It's always struck me as interesting that those who criticize Wall Street and those who sell Wall Streets products rely on essentially the same idea: that the game is rigged in Wall Street's favor. What else, after all, was the message of those old E.F. Hutton commercials that said, "When E.F. Hutton talks, people listen"? The implication was that E.F. Hutton had the inside track, that's why you were going to them in the first place.
In "Blame Main Street, Too ," today's story on Slate's spinoff site, The Big Money, I talk about how the current crisis didn't start on Wall Street. I've said that before: if you want to go to the root, you need to go to the suburbs of Los Angeles, the places where Countrywide and IndyMac and all the rest came from. It's not clear that Wall Street bankers saw just how spoiled were the goods the mortgage underwriters were selling them were (though Lehman and Bear should have--if they didn't know, it was only because they tried hard not know)--while folks like Countrywide's Angelo Mozilo. The difference between the mortgage underwriters and Wall Street is that Wall Street's stock in trade is pretending to know everything, while that of a Mozilo, with his absurd tan, is pretending to know nothing.
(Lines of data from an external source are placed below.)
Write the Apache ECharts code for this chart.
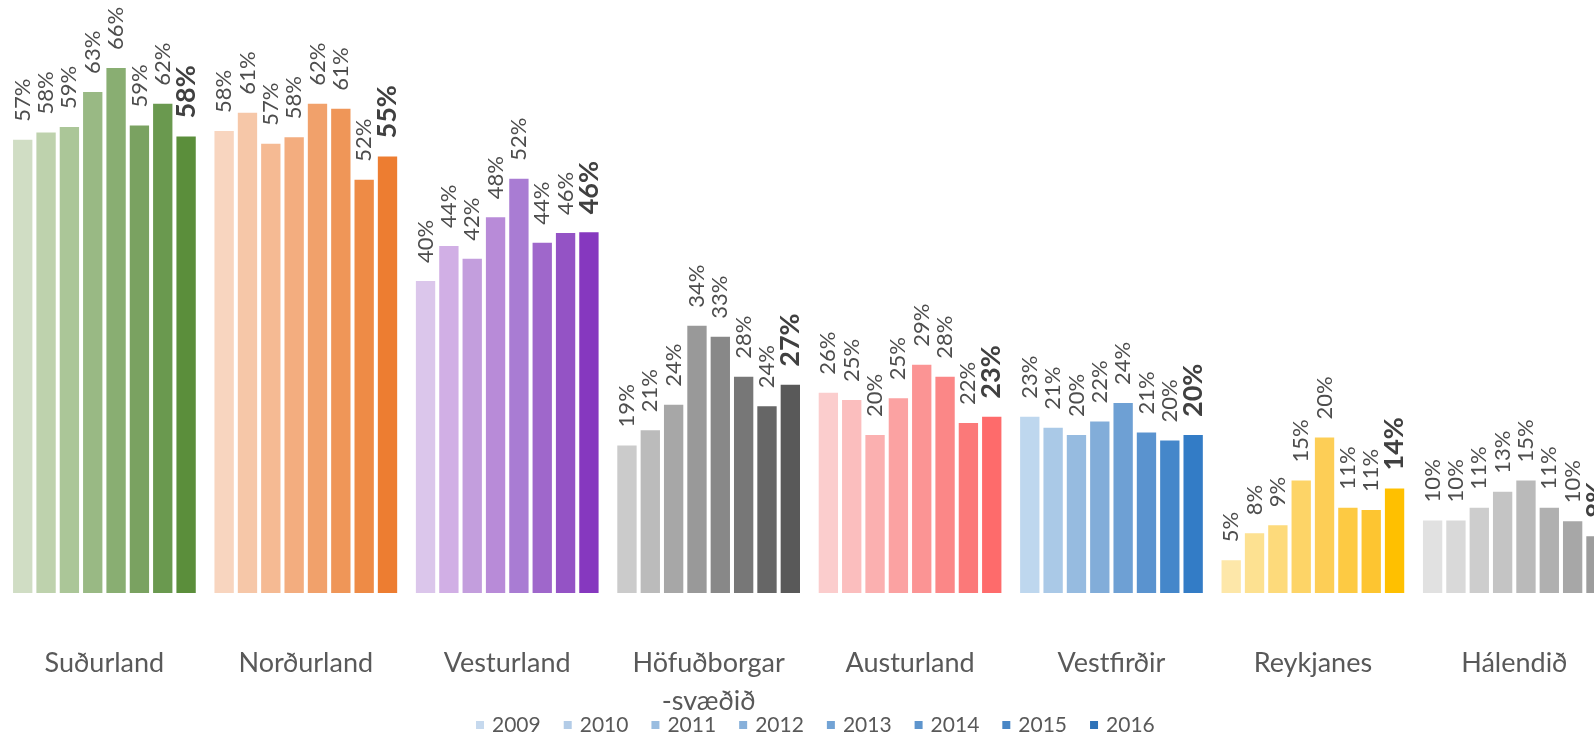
<!DOCTYPE html>
<html>
<head>
<meta charset="utf-8">
<script src="https://cdn.jsdelivr.net/npm/echarts@6/dist/echarts.min.js"></script>
<style>
html,body{margin:0;padding:0;background:#fff;overflow:hidden;width:1594px;height:736px;}
#chart{width:1615px;height:736px;}
</style>
</head>
<body>
<div id="chart"></div>
<script>
// ---- data ----
const categories = ['Suðurland','Norðurland','Vesturland','Höfuðborgar-svæðið','Austurland','Vestfirðir','Reykjanes','Hálendið'];
const years = ['2009','2010','2011','2012','2013','2014','2015','2016'];
// values (%) per region, 2009..2016
const sudurland   = [57.3, 58.2, 58.9, 63.3, 66.3, 59.1, 61.8, 57.7];
const nordurland  = [58.4, 60.7, 56.8, 57.6, 61.8, 61.2, 52.3, 55.2];
const vesturland  = [39.6, 44.0, 42.4, 47.6, 52.4, 44.4, 45.6, 45.7];
const hofudborg   = [19.0, 20.9, 24.1, 34.0, 32.6, 27.6, 23.9, 26.6];
const austurland  = [25.6, 24.7, 20.3, 24.9, 29.1, 27.6, 21.8, 22.6];
const vestfirdir  = [22.6, 21.2, 20.3, 22.0, 24.3, 20.6, 19.6, 20.3];
const reykjanes   = [4.6, 8.0, 9.0, 14.6, 20.0, 11.2, 10.9, 13.6];
const halendid    = [9.6, 9.6, 11.2, 13.2, 14.6, 11.2, 9.5, 7.6];
const regionValues = [sudurland, nordurland, vesturland, hofudborg, austurland, vestfirdir, reykjanes, halendid];

// ---- styles ----
const palettes = [
  ['#d0ddc4','#bed2ad','#abc698','#99b984','#89ae72','#7aa261','#6a994f','#5b8e3b'],
  ['#f8d5bf','#f6c7a8','#f5ba93','#f3ad7f','#f1a16b','#ef9658','#ee8b46','#ed7d31'],
  ['#dbc6eb','#d1afe5','#c39edd','#b88bd8','#a97cd3','#9f67cb','#9453c5','#8638bf'],
  ['#cbcbcb','#bbbbbb','#a7a7a7','#999999','#888888','#777777','#666666','#595959'],
  ['#fbcdcd','#fbbebe','#fbb0b0','#fba2a2','#fb9494','#fb8787','#fb7979','#fe6b6b'],
  ['#bed7ee','#aac9e7','#96bbe0','#82add9','#6ea0d4','#5a93cf','#4587ca','#337cc6'],
  ['#fde7a9','#fde191','#fdda7b','#fdd467','#fdce56','#fdca43','#fdc531','#ffc000'],
  ['#e1e1e1','#d9d9d9','#cdcdcd','#c4c4c4','#bababa','#b0b0b0','#a7a7a7','#9d9d9d']
];
const legendColors = ['#c6d9ee','#b3cce7','#9abde0','#87b0da','#72a3d5','#5e95cd','#4886c5','#2f73b8'];

const series = years.map((y, yi) => ({
  name: y,
  type: 'bar',
  barGap: '0%',
  barCategoryGap: '7.3%',
  itemStyle: { color: legendColors[yi], borderColor: '#ffffff', borderWidth: 2 },
  label: {
    show: true,
    position: 'top',
    rotate: 90,
    align: 'left',
    verticalAlign: 'middle',
    distance: 16,
    fontFamily: 'Lato',
    fontSize: yi === 7 ? 27 : 22,
    fontWeight: yi === 7 ? 'bold' : 'normal',
    color: yi === 7 ? '#404040' : '#4d4d4d',
    formatter: p => Math.round(p.value) + '%'
  },
  data: regionValues.map((vals, ci) => ({
    value: vals[yi],
    itemStyle: { color: palettes[ci][yi] }
  }))
}));

const chart = echarts.init(document.getElementById('chart'), null, { renderer: 'canvas' });
chart.setOption({
  animation: false,
  backgroundColor: '#ffffff',
  grid: { left: 3.7, right: 0, top: 4.5, bottom: 141 },
  xAxis: {
    type: 'category',
    data: categories,
    axisLine: { show: false },
    axisTick: { show: false },
    axisLabel: {
      margin: 49,
      fontFamily: 'Lato',
      fontSize: 27,
      lineHeight: 38,
      color: '#595959',
      interval: 0,
      formatter: v => v.replace('-', '\n-')
    }
  },
  yAxis: { type: 'value', min: 0, max: 74, show: false, splitLine: { show: false } },
  legend: {
    data: years,
    left: 474,
    top: 713,
    padding: 0,
    itemWidth: 10,
    itemHeight: 10,
    itemGap: 21,
    icon: 'rect',
    textStyle: { fontFamily: 'Lato', fontSize: 21, color: '#595959', padding: [0, 0, 0, 2], lineHeight: 24 }
  },
  series: series
});
</script>
</body>
</html>
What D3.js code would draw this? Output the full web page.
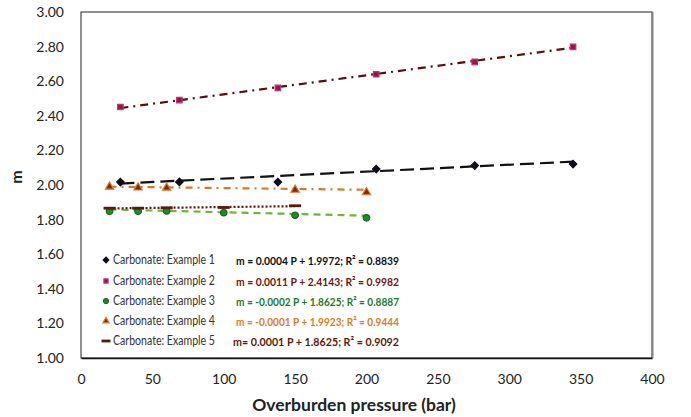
<!DOCTYPE html>
<html>
<head>
<meta charset="utf-8">
<script src="https://cdn.jsdelivr.net/npm/d3@7"></script>
<style>
	body { margin: 0; background: white; }
	text { font-family: Lato, "Open Sans", sans-serif; }
</style>
</head>
<body>
<div id="chart"></div>
<script>
	// values
	const seriesNames = ["Carbonate: Example 1", "Carbonate: Example 2", "Carbonate: Example 3", "Carbonate: Example 4", "Carbonate: Example 5"];
	const pressure1 = [27.6, 68.9, 137.9, 206.8, 275.8, 344.7];
	const m1 = [2.017, 2.018, 2.017, 2.092, 2.112, 2.121];
	const pressure2 = [27.6, 68.9, 137.9, 206.8, 275.8, 344.7];
	const m2 = [2.451, 2.491, 2.561, 2.640, 2.712, 2.798];
	const pressure3 = [20, 40, 60, 100, 150, 200];
	const m3 = [1.848, 1.848, 1.850, 1.840, 1.825, 1.810];
	const pressure4 = [20, 40, 60, 150, 200];
	const m4 = [1.990, 1.985, 1.984, 1.972, 1.958];
	const pressure5 = [20, 40, 60, 100, 150];
	const m5 = [1.866, 1.866, 1.868, 1.870, 1.880];
	const slopes = [0.0004, 0.0011, -0.0002, -0.0001, 0.0001];
	const intercepts = [1.9972, 2.4143, 1.8625, 1.9923, 1.8625];
	const equations = [
		"m = 0.0004 P + 1.9972; R\u00b2 = 0.8839",
		"m = 0.0011 P + 2.4143; R\u00b2 = 0.9982",
		"m = -0.0002 P + 1.8625; R\u00b2 = 0.8887",
		"m = -0.0001 P + 1.9923; R\u00b2 = 0.9444",
		"m= 0.0001 P + 1.8625; R\u00b2 = 0.9092"
	];
	const xTicks = [0, 50, 100, 150, 200, 250, 300, 350, 400];
	const yTicks = [1.0, 1.2, 1.4, 1.6, 1.8, 2.0, 2.2, 2.4, 2.6, 2.8, 3.0];

	const pressures = [pressure1, pressure2, pressure3, pressure4, pressure5];
	const ms = [m1, m2, m3, m4, m5];

	const styles = [
		{ marker: "diamond", fill: "#0d0d1f", stroke: "#0d0d1f", line: "#111111", dash: "14,6", eq: "#111111" },
		{ marker: "square", fill: "#8c1c3c", stroke: "#c2307e", line: "#5a0c0c", dash: "8,5,2,5", eq: "#6e1414" },
		{ marker: "circle", fill: "#1e8a2a", stroke: "#176a20", line: "#6fb43c", dash: "7,5", eq: "#1f7a2a" },
		{ marker: "triangle", fill: "#7a2a08", stroke: "#e07b28", line: "#d9782d", dash: "7,5,2,5", eq: "#e07b28" },
		{ marker: "dash", fill: "#5a1a0a", stroke: "#5a1a0a", line: "#5a1a0a", dash: "2,2", eq: "#5a1a0a" }
	];
	const eqWidths = [163, 163, 163, 163, 166];

	const width = 691, height = 417;
	const margin = { top: 12, right: 39, bottom: 59, left: 81 };
	const innerW = width - margin.left - margin.right,
		innerH = height - margin.top - margin.bottom;

	const svg = d3.select("#chart")
		.append("svg")
		.attr("width", width)
		.attr("height", height);

	const x = d3.scaleLinear().domain([0, 400]).range([0, innerW]);
	const y = d3.scaleLinear().domain([1, 3]).range([innerH, 0]);

	const g = svg.append("g")
		.attr("transform", `translate(${margin.left},${margin.top})`);

	// plot area frame
	g.append("rect")
		.attr("width", innerW)
		.attr("height", innerH)
		.attr("fill", "white")
		.attr("stroke", "#222")
		.attr("stroke-width", 1);
	g.append("line")
		.attr("x1", innerW + 0.5).attr("x2", innerW + 0.5)
		.attr("y1", 0).attr("y2", innerH)
		.attr("stroke", "#888")
		.attr("stroke-width", 2);

	const xAxis = g.append("g")
		.attr("transform", `translate(0,${innerH})`)
		.call(d3.axisBottom(x).tickValues(xTicks).tickSize(0).tickPadding(16).tickFormat(d3.format("d")));
	xAxis.select(".domain").attr("stroke", "#111").attr("stroke-width", 1.5);
	xAxis.selectAll("text").attr("font-size", 14).attr("fill", "#222").style("font-family", "Lato, sans-serif");

	const yAxis = g.append("g")
		.call(d3.axisLeft(y).tickValues(yTicks).tickSize(0).tickPadding(17).tickFormat(d3.format(".2f")));
	yAxis.select(".domain").remove();
	yAxis.selectAll("text").attr("font-size", 14).attr("fill", "#222").style("font-family", "Lato, sans-serif");

	svg.append("text")
		.attr("x", 354)
		.attr("y", 411)
		.attr("text-anchor", "middle")
		.attr("font-size", 17.5)
		.attr("font-weight", "bold")
		.attr("fill", "#222")
		.text("Overburden pressure (bar)");

	svg.append("text")
		.attr("transform", "translate(22,177) rotate(-90)")
		.attr("text-anchor", "middle")
		.attr("font-size", 16)
		.attr("font-weight", "bold")
		.attr("fill", "#222")
		.text("m");

	function drawMarker(sel, type, st, k) {
		if (type == "dash") {
			sel.append("rect")
				.attr("x", -6 * k).attr("y", -1.4)
				.attr("width", 12 * k).attr("height", 2.8)
				.attr("fill", st.fill);
			return;
		}
		let path;
		if (type == "diamond") path = d3.symbol().type(d3.symbolSquare).size(28 * k * k);
		if (type == "square") path = d3.symbol().type(d3.symbolSquare).size(30 * k * k);
		if (type == "circle") path = d3.symbol().type(d3.symbolCircle).size(34 * k * k);
		if (type == "triangle") path = d3.symbol().type(d3.symbolTriangle).size(30 * k * k);
		sel.append("path")
			.attr("d", path)
			.attr("transform", type == "diamond" ? "rotate(45)" : null)
			.attr("fill", st.fill)
			.attr("stroke", st.stroke)
			.attr("stroke-width", 1.2);
	}

	// trendlines
	for (let i = 0; i < 5; i++) {
		const ext = d3.extent(pressures[i]);
		g.append("line")
			.attr("x1", x(ext[0]))
			.attr("x2", x(ext[1]))
			.attr("y1", y(slopes[i] * ext[0] + intercepts[i]))
			.attr("y2", y(slopes[i] * ext[1] + intercepts[i]))
			.attr("stroke", styles[i].line)
			.attr("stroke-width", 2.2)
			.attr("stroke-dasharray", styles[i].dash);
	}

	// points
	for (let i = 0; i < 5; i++) {
		pressures[i].forEach((p, j) => {
			const mk = g.append("g")
				.attr("transform", `translate(${x(p)},${y(ms[i][j])})`);
			drawMarker(mk, styles[i].marker, styles[i], 1);
		});
	}

	// legend with equations
	const legendY = [260, 281, 301, 321, 341];
	for (let i = 0; i < 5; i++) {
		const mk = svg.append("g")
			.attr("transform", `translate(106,${legendY[i]})`);
		drawMarker(mk, styles[i].marker, styles[i], 0.75);

		svg.append("text")
			.attr("x", 113)
			.attr("y", legendY[i])
			.attr("dy", "0.35em")
			.attr("font-size", 12.5)
			.attr("textLength", 102)
			.attr("lengthAdjust", "spacingAndGlyphs")
			.attr("fill", "#333")
			.text(seriesNames[i]);

		svg.append("text")
			.attr("x", i == 4 ? 233 : 236)
			.attr("y", legendY[i] + 1)
			.attr("dy", "0.35em")
			.attr("font-size", 12)
			.attr("font-weight", "bold")
			.attr("textLength", eqWidths[i])
			.attr("lengthAdjust", "spacingAndGlyphs")
			.attr("fill", styles[i].eq)
			.text(equations[i]);
	}
</script>
</body>
</html>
That second, it turns out, can get you pretty far.
PS: Whatever happened to the great broker ads? Besides the E.F. Hutton ads (I don't think any legal department would let a bank get away with something so crass now) there was also the very different Smith Barney/John Houseman approach with "We make money the old fashioned way. We earn it." After this Wall Street is going to need some major rebranding. John Houseman, unfortunately is deceased, but Fred Thompson's available, and good at that kind of growling.